Given task> Retype the opening lines of the listing below, ending with the line that contains "1.7, 1.7, 1.7];", and leave out any pictures.
• • •
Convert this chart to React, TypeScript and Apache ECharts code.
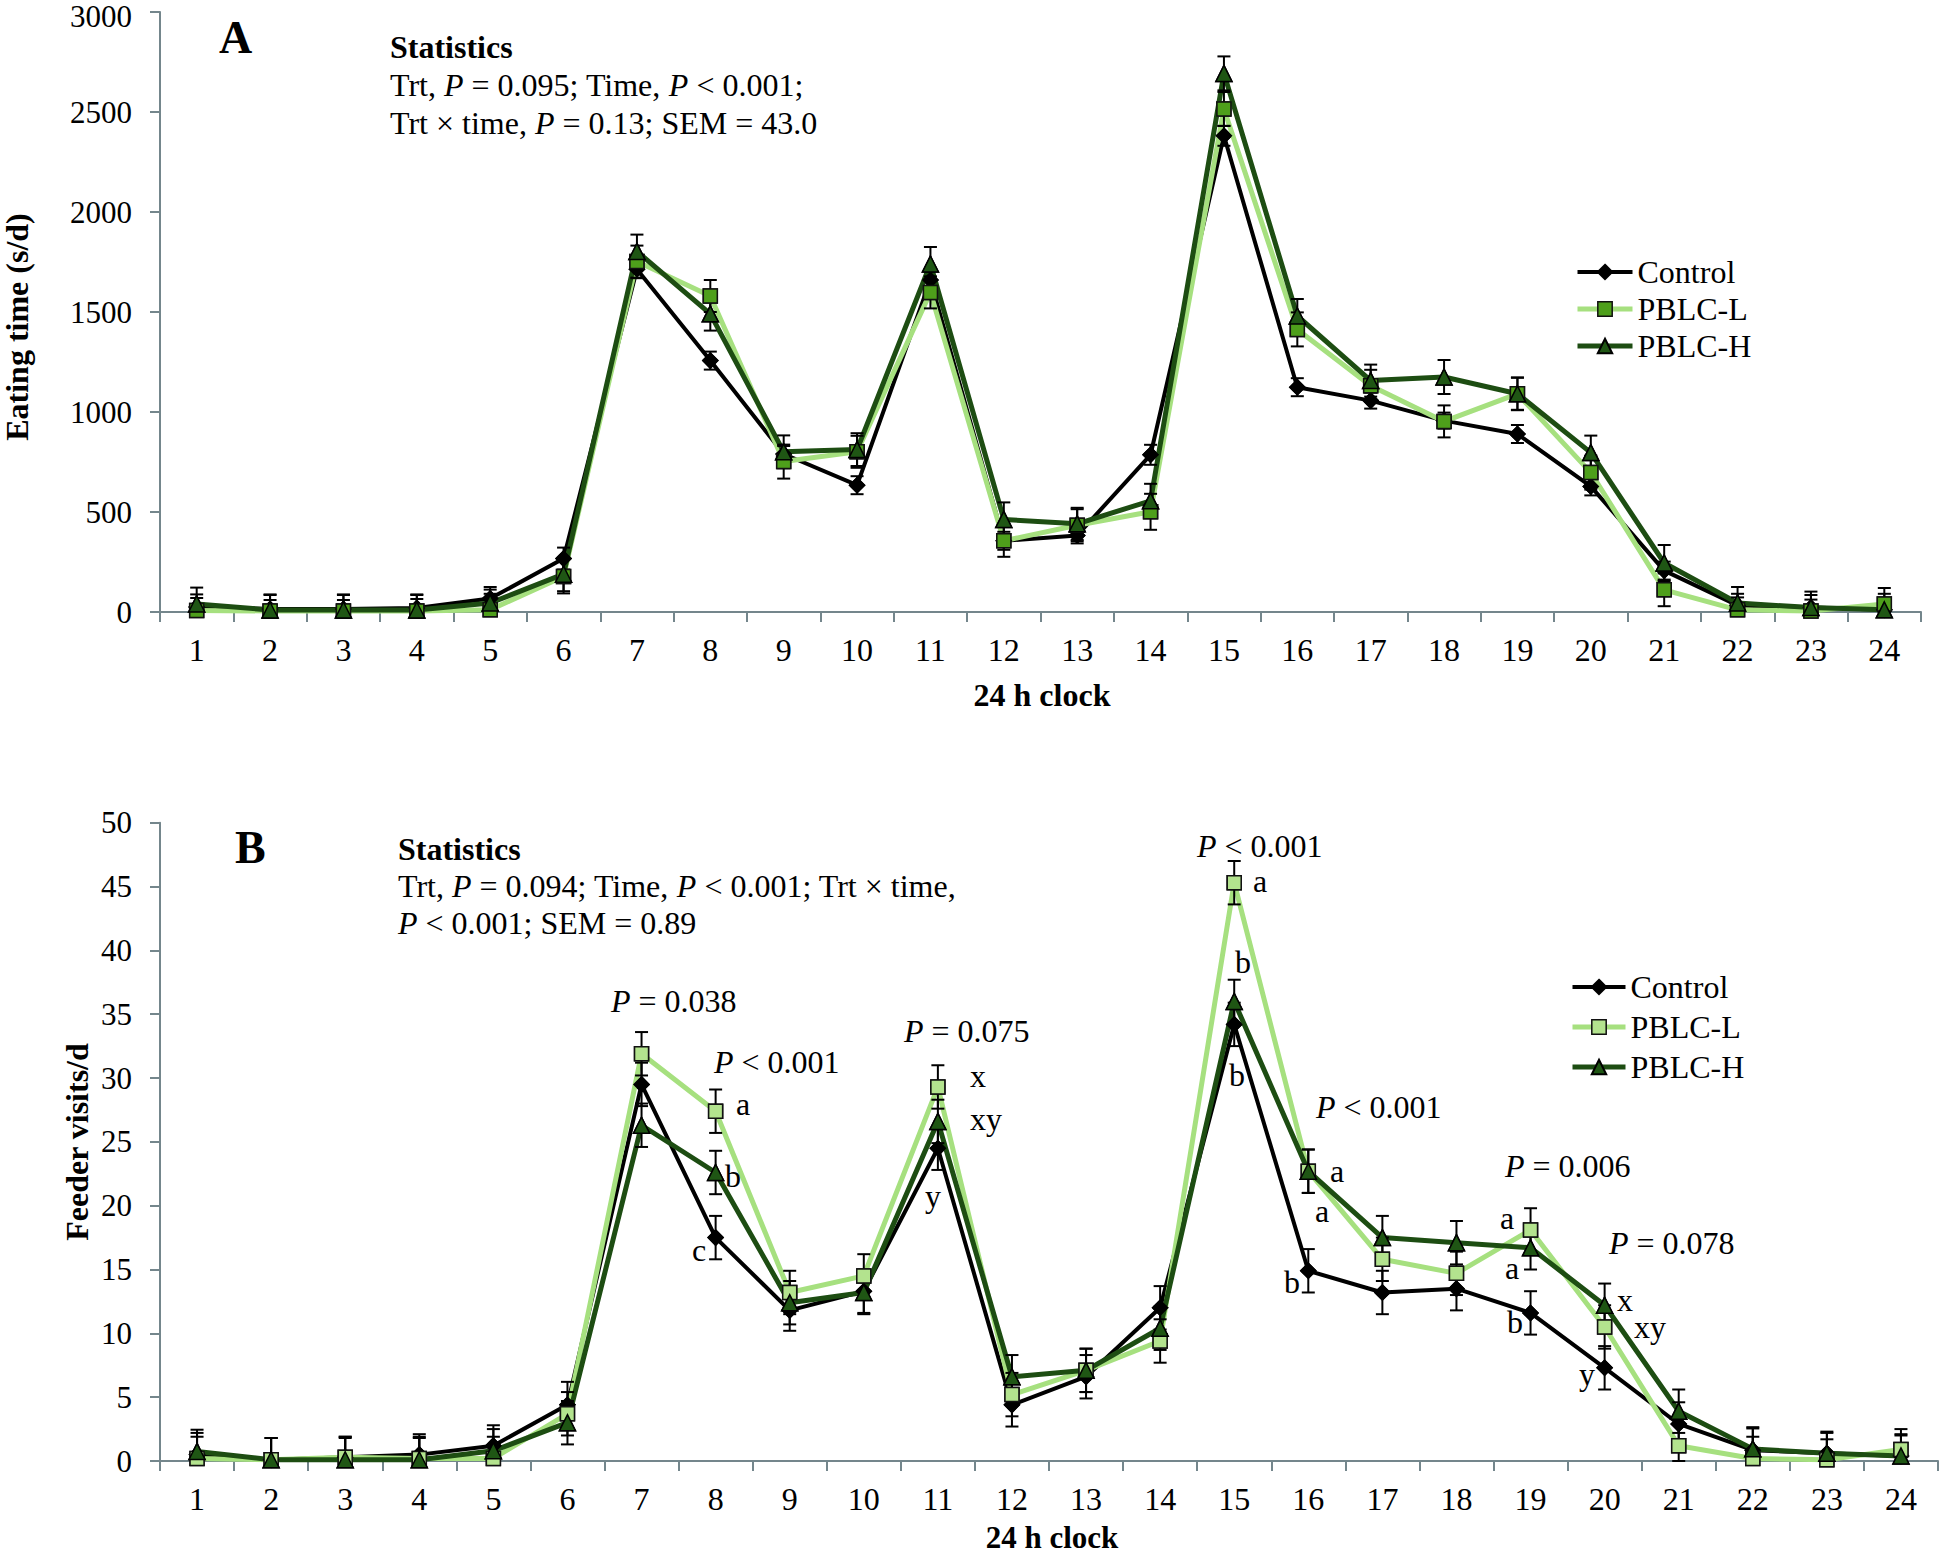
import React, { useEffect, useRef } from 'react';
import * as echarts from 'echarts';

// ---------- data ----------
const hours = ['1', '2', '3', '4', '5', '6', '7', '8', '9', '10', '11', '12', '13', '14', '15', '16', '17', '18', '19', '20', '21', '22', '23', '24'];

// Panel A: eating time (s/d)
const eatControl = [25, 15, 15, 20, 67, 267, 1714, 1257, 790, 634, 1660, 356, 383, 786, 2381, 1124, 1057, 957, 890, 628, 207, 33, 22, 11];
const eatLow = [8, 5, 5, 5, 11, 178, 1752, 1580, 752, 801, 1598, 356, 434, 501, 2515, 1413, 1131, 953, 1091, 697, 111, 11, 5, 40];
const eatHigh = [40, 10, 10, 10, 45, 189, 1803, 1491, 801, 812, 1740, 463, 441, 556, 2693, 1480, 1157, 1175, 1091, 797, 245, 45, 22, 11];
const eatErrControl = [45, 45, 45, 45, 45, 55, 45, 45, 40, 45, 50, 45, 40, 50, 50, 45, 40, 40, 45, 45, 45, 40, 40, 40];
const eatErrLow = [80, 80, 80, 80, 80, 85, 80, 80, 85, 80, 80, 80, 80, 90, 85, 85, 80, 80, 80, 85, 82, 80, 80, 80];
const eatErrHigh = [82, 78, 78, 78, 80, 85, 84, 84, 82, 82, 85, 85, 80, 85, 85, 85, 80, 85, 82, 85, 90, 80, 80, 80];

// Panel B: feeder visits/d
const visControl = [0.5, 0.1, 0.3, 0.5, 1.2, 4.4, 29.5, 17.5, 11.8, 13.3, 24.5, 4.4, 6.6, 12.0, 34.2, 14.9, 13.2, 13.5, 11.6, 7.3, 2.9, 0.85, 0.6, 0.4];
const visLow = [0.2, 0.1, 0.3, 0.2, 0.2, 3.7, 31.9, 27.4, 13.2, 14.5, 29.3, 5.2, 7.1, 9.4, 45.3, 22.7, 15.8, 14.7, 18.1, 10.5, 1.2, 0.2, 0.1, 0.9];
const visHigh = [0.75, 0.1, 0.1, 0.1, 0.8, 3.0, 26.3, 22.6, 12.4, 13.2, 26.6, 6.6, 7.1, 10.4, 36.0, 22.7, 17.5, 17.1, 16.7, 12.2, 3.9, 0.95, 0.6, 0.4];
const visErrControl = [1.7, 1.7, 1.6, 1.6, 1.6, 1.8, 1.7, 1.7, 1.6, 1.7, 1.7, 1.7, 1.7, 1.7, 1.7, 1.7, 1.7, 1.7, 1.7, 1.7, 1.7, 1.7, 1.6, 1.6];
const visErrLow = [1.7, 1.7, 1.6, 1.7, 1.7, 1.7, 1.7, 1.7, 1.7, 1.7, 1.7, 1.7, 1.7, 1.7, 1.7, 1.7, 1.7, 1.7, 1.7, 1.7, 1.7, 1.7, 1.6, 1.6];
const visErrHigh = [1.7, 1.7, 1.7, 1.7, 1.7, 1.7, 1.7, 1.7, 1.7, 1.7, 1.7, 1.7, 1.7, 1.7, 1.7, 1.7, 1.7, 1.7, 1.7, 1.7, 1.7, 1.7, 1.7, 1.7];

// B annotations: [text, x, y]
const annotationsB: [string, number, number][] = [
  ['{i|P} = 0.038', 611, 1001],
  ['{i|P} < 0.001', 714, 1062],
  ['a', 736, 1104],
  ['b', 725, 1176],
  ['c', 692, 1250],
  ['{i|P} = 0.075', 904, 1031],
  ['x', 970, 1076],
  ['xy', 970, 1119],
  ['y', 925, 1196],
  ['{i|P} < 0.001', 1197, 846],
  ['a', 1253, 881],
  ['b', 1235, 962],
  ['b', 1229, 1075],
  ['{i|P} < 0.001', 1316, 1107],
  ['a', 1330, 1171],
  ['a', 1315, 1211],
  ['b', 1284, 1282],
  ['{i|P} = 0.006', 1505, 1166],
  ['a', 1500, 1218],
  ['a', 1505, 1268],
  ['b', 1507, 1322],
  ['{i|P} = 0.078', 1609, 1243],
  ['x', 1617, 1300],
  ['xy', 1634, 1327],
  ['y', 1579, 1374],
];

// ---------- styles ----------
const FONT = '"Liberation Serif", "Times New Roman", serif';
const AXIS_COLOR = '#74868c';
const C_BLACK = '#000000';
const C_LIGHT = '#a6e07f';
const C_SQ_A = '#4e9f1b';
const C_SQ_B = '#b3e38e';
const C_DARK = '#1d4d12';
const C_TRI = '#1f5614';

function errData(mean: number[], err: number[]) {
  return mean.map((m, i) => [i, Math.max(0, m - err[i]), m + err[i]]);
}

function errRender(params: any, api: any) {
  const i = api.value(0);
  const lo = api.coord([i, api.value(1)]);
  const hi = api.coord([i, api.value(2)]);
  const w = 6.5;
  const st = { stroke: '#000', lineWidth: 2 };
  return {
    type: 'group',
    children: [
      { type: 'line', shape: { x1: lo[0], y1: lo[1], x2: hi[0], y2: hi[1] }, style: st },
      { type: 'line', shape: { x1: lo[0] - w, y1: lo[1], x2: lo[0] + w, y2: lo[1] }, style: st },
      { type: 'line', shape: { x1: hi[0] - w, y1: hi[1], x2: hi[0] + w, y2: hi[1] }, style: st },
    ],
  };
}

function panelSeries(idx: number, vals: number[][], errs: number[][], squareFill: string) {
  const defs = [
    { name: 'Control', line: C_BLACK, width: 4, symbol: 'diamond', size: 15, fill: C_BLACK, border: C_BLACK },
    { name: 'PBLC-L', line: C_LIGHT, width: 5, symbol: 'rect', size: 14, fill: squareFill, border: '#111' },
    { name: 'PBLC-H', line: C_DARK, width: 5, symbol: 'triangle', size: 16, fill: C_TRI, border: '#000' },
  ];
  const out: any[] = [];
  defs.forEach((d, k) => {
    out.push({
      name: d.name,
      type: 'line',
      xAxisIndex: idx,
      yAxisIndex: idx,
      data: vals[k],
      z: 2 + k * 0.1,
      symbol: d.symbol,
      symbolSize: d.size,
      showAllSymbol: true,
      lineStyle: { color: d.line, width: d.width },
      itemStyle: { color: d.fill, borderColor: d.border, borderWidth: 1.5 },
      emphasis: { disabled: true },
    });
  });
  defs.forEach((d, k) => {
    out.push({
      name: d.name + '-err' + idx,
      type: 'custom',
      xAxisIndex: idx,
      yAxisIndex: idx,
      renderItem: errRender,
      encode: { x: 0, y: [1, 2] },
      data: errData(vals[k], errs[k]),
      z: 3,
      silent: true,
    });
  });
  defs.forEach((d, k) => {
    out.push({
      name: d.name + '-mk' + idx,
      type: 'scatter',
      xAxisIndex: idx,
      yAxisIndex: idx,
      data: vals[k],
      z: 4 + k * 0.1,
      symbol: d.symbol,
      symbolSize: d.size,
      itemStyle: { color: d.fill, borderColor: d.border, borderWidth: 1.5, opacity: 1 },
      silent: true,
    });
  });
  return out;
}

function xAxisCfg(gridIndex: number) {
  return {
    gridIndex,
    type: 'category',
    data: hours,
    boundaryGap: true,
    axisLine: { show: true, lineStyle: { color: AXIS_COLOR, width: 2 } },
    axisTick: { show: true, length: 10, lineStyle: { color: AXIS_COLOR, width: 2 } },
    axisLabel: { interval: 0, color: '#000', fontFamily: FONT, fontSize: 32, margin: 22 },
    splitLine: { show: false },
  };
}

function yAxisCfg(gridIndex: number, max: number, interval: number, nudgeTop: boolean) {
  return {
    gridIndex,
    type: 'value',
    min: 0,
    max,
    interval,
    axisLine: { show: true, lineStyle: { color: AXIS_COLOR, width: 2 } },
    axisTick: { show: true, length: 10, lineStyle: { color: AXIS_COLOR, width: 2 } },
    axisLabel: {
      color: '#000',
      fontFamily: FONT,
      fontSize: 31,
      lineHeight: 22,
      margin: 28,
      formatter: (v: number) => (nudgeTop && v === max ? '{t|' + v + '}' : String(v)),
      rich: {
        t: { fontFamily: FONT, fontSize: 31, lineHeight: 22, color: '#000', padding: [8, 0, 0, 0] },
      },
    },
    splitLine: { show: false },
  };
}

function txt(text: string, x: number, y: number, opts: any = {}) {
  const size = opts.size || 32;
  return {
    type: 'text',
    x,
    y,
    rotation: opts.rotation || 0,
    z: 10,
    style: {
      text,
      fontFamily: FONT,
      fontSize: size,
      lineHeight: opts.lh || undefined,
      fontWeight: opts.bold ? 'bold' : 'normal',
      fill: '#000',
      align: opts.align || 'left',
      verticalAlign: 'middle',
      rich: {
        i: { fontFamily: FONT, fontSize: size, fontStyle: 'italic', fill: '#000' },
      },
    },
  };
}

function legendCfg(top: number, left: number, itemWidth: number, gap: number, squareFill: string) {
  return {
    orient: 'vertical',
    left,
    top,
    padding: 0,
    itemWidth,
    itemHeight: 18,
    itemGap: gap,
    selectedMode: false,
    textStyle: { fontFamily: FONT, fontSize: 32, color: '#000' },
    lineStyle: { width: 'inherit' },
    data: [
      { name: 'Control' },
      { name: 'PBLC-L', itemStyle: { color: squareFill, borderColor: '#111', borderWidth: 1.5 } },
      { name: 'PBLC-H' },
    ],
  };
}

export default function App() {
  const ref = useRef<HTMLDivElement>(null);
  useEffect(() => {
    if (!ref.current) return;
    const chart = echarts.init(ref.current, null, { renderer: 'svg' });
    const graphics: any[] = [
      txt('A', 219, 37, { bold: true, size: 46 }),
      txt('Statistics', 390, 47, { bold: true }),
      txt('Trt, {i|P} = 0.095; Time, {i|P} < 0.001;', 390, 85),
      txt('Trt × time, {i|P} = 0.13; SEM = 43.0', 390, 123),
      txt('B', 235, 847, { bold: true, size: 46 }),
      txt('Statistics', 398, 849, { bold: true }),
      txt('Trt, {i|P} = 0.094; Time, {i|P} < 0.001; Trt × time,', 398, 886),
      txt('{i|P} < 0.001; SEM = 0.89', 398, 923),
      txt('Eating time (s/d)', 17, 327, { bold: true, align: 'center', rotation: Math.PI / 2, lh: 26 }),
      txt('Feeder visits/d', 77, 1142, { bold: true, align: 'center', rotation: Math.PI / 2, lh: 26 }),
      txt('24 h clock', 1042, 695, { bold: true, align: 'center', lh: 24 }),
      txt('24 h clock', 1052, 1537, { bold: true, align: 'center', lh: 22, size: 31 }),
      ...annotationsB.map(([t, x, y]) => txt(t, x, y)),
    ];
    chart.setOption({
      animation: false,
      backgroundColor: '#ffffff',
      grid: [
        { left: 160, top: 12, width: 1761, height: 600, outerBoundsMode: 'none', containLabel: false },
        { left: 160, top: 822.7, width: 1778, height: 638.3, outerBoundsMode: 'none', containLabel: false },
      ],
      xAxis: [xAxisCfg(0), xAxisCfg(1)],
      yAxis: [yAxisCfg(0, 3000, 500, true), yAxisCfg(1, 50, 5, false)],
      legend: [legendCfg(256, 1575, 55, 5, C_SQ_A), legendCfg(971, 1570, 53, 8, C_SQ_B)],
      series: [
        ...panelSeries(0, [eatControl, eatLow, eatHigh], [eatErrControl, eatErrLow, eatErrHigh], C_SQ_A),
        ...panelSeries(1, [visControl, visLow, visHigh], [visErrControl, visErrLow, visErrHigh], C_SQ_B),
      ],
      graphic: graphics,
    });
    return () => chart.dispose();
  }, []);
  return <div ref={ref} style={{ position: 'fixed', left: 0, top: 0, width: 1945, height: 1554 }} />;
}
• • •
Answer to this problem>
Convert this chart to React, TypeScript and Apache ECharts code.
import React, { useEffect, useRef } from 'react';
import * as echarts from 'echarts';

// ---------- data ----------
const hours = ['1', '2', '3', '4', '5', '6', '7', '8', '9', '10', '11', '12', '13', '14', '15', '16', '17', '18', '19', '20', '21', '22', '23', '24'];

// Panel A: eating time (s/d)
const eatControl = [25, 15, 15, 20, 67, 267, 1714, 1257, 790, 634, 1660, 356, 383, 786, 2381, 1124, 1057, 957, 890, 628, 207, 33, 22, 11];
const eatLow = [8, 5, 5, 5, 11, 178, 1752, 1580, 752, 801, 1598, 356, 434, 501, 2515, 1413, 1131, 953, 1091, 697, 111, 11, 5, 40];
const eatHigh = [40, 10, 10, 10, 45, 189, 1803, 1491, 801, 812, 1740, 463, 441, 556, 2693, 1480, 1157, 1175, 1091, 797, 245, 45, 22, 11];
const eatErrControl = [45, 45, 45, 45, 45, 55, 45, 45, 40, 45, 50, 45, 40, 50, 50, 45, 40, 40, 45, 45, 45, 40, 40, 40];
const eatErrLow = [80, 80, 80, 80, 80, 85, 80, 80, 85, 80, 80, 80, 80, 90, 85, 85, 80, 80, 80, 85, 82, 80, 80, 80];
const eatErrHigh = [82, 78, 78, 78, 80, 85, 84, 84, 82, 82, 85, 85, 80, 85, 85, 85, 80, 85, 82, 85, 90, 80, 80, 80];

// Panel B: feeder visits/d
const visControl = [0.5, 0.1, 0.3, 0.5, 1.2, 4.4, 29.5, 17.5, 11.8, 13.3, 24.5, 4.4, 6.6, 12.0, 34.2, 14.9, 13.2, 13.5, 11.6, 7.3, 2.9, 0.85, 0.6, 0.4];
const visLow = [0.2, 0.1, 0.3, 0.2, 0.2, 3.7, 31.9, 27.4, 13.2, 14.5, 29.3, 5.2, 7.1, 9.4, 45.3, 22.7, 15.8, 14.7, 18.1, 10.5, 1.2, 0.2, 0.1, 0.9];
const visHigh = [0.75, 0.1, 0.1, 0.1, 0.8, 3.0, 26.3, 22.6, 12.4, 13.2, 26.6, 6.6, 7.1, 10.4, 36.0, 22.7, 17.5, 17.1, 16.7, 12.2, 3.9, 0.95, 0.6, 0.4];
const visErrControl = [1.7, 1.7, 1.6, 1.6, 1.6, 1.8, 1.7, 1.7, 1.6, 1.7, 1.7, 1.7, 1.7, 1.7, 1.7, 1.7, 1.7, 1.7, 1.7, 1.7, 1.7, 1.7, 1.6, 1.6];
const visErrLow = [1.7, 1.7, 1.6, 1.7, 1.7, 1.7, 1.7, 1.7, 1.7, 1.7, 1.7, 1.7, 1.7, 1.7, 1.7, 1.7, 1.7, 1.7, 1.7, 1.7, 1.7, 1.7, 1.6, 1.6];
const visErrHigh = [1.7, 1.7, 1.7, 1.7, 1.7, 1.7, 1.7, 1.7, 1.7, 1.7, 1.7, 1.7, 1.7, 1.7, 1.7, 1.7, 1.7, 1.7, 1.7, 1.7, 1.7, 1.7, 1.7, 1.7];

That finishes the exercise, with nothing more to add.